The Government have decided that the UK will opt in to the regulation on the mutual recognition of freezing and confiscation orders.
The proposed regulation would replace and build upon the existing mutual recognition framework which is currently in two existing instruments—the Council framework decision on the execution in the European Union of orders of freezing property of evidence (2003/577/JHA) and the Council framework decision (2006/783/JHA) on the application of the principle of mutual recognition to confiscation orders. These framework decisions were transposed into UK law in 2014.
Through our serious organised crime strategy and action plan for anti-money laundering and counter terrorist finance, we have made it clear that being able to recover criminal monies is a priority. The proposed regulation will bring benefits to the UK through strengthening the ability of our operational agencies to have our orders recognised and executed, particularly in countries which have traditionally been slower to assist in cross-border asset recovery cases.
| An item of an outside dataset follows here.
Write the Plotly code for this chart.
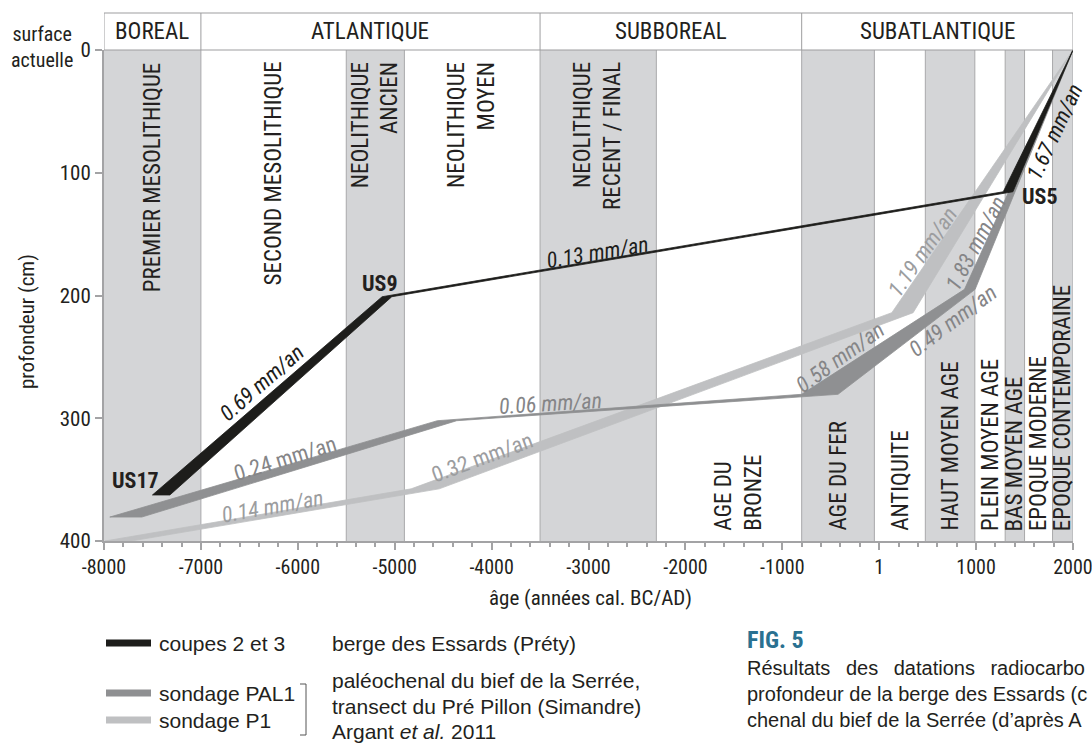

The UK’s experience of the existing framework decisions has been positive, although numbers of mutual recognition requests are limited due to the short time (since 2014) that the decisions have been fully transposed in UK law. Asset recovery in some EU states has traditionally been difficult through mutual legal assistance routes, which are lengthy and cumbersome.
Opting into this measure is also consistent with the UK’s approach to participating in EU mutual recognition measures to improve practical co-operation between member states. Opting in at this point shows our continued positive engagement with this measure, and demonstrates our commitment to work together with our European partners to fight crime and prevent terrorism now and after we leave the European Union.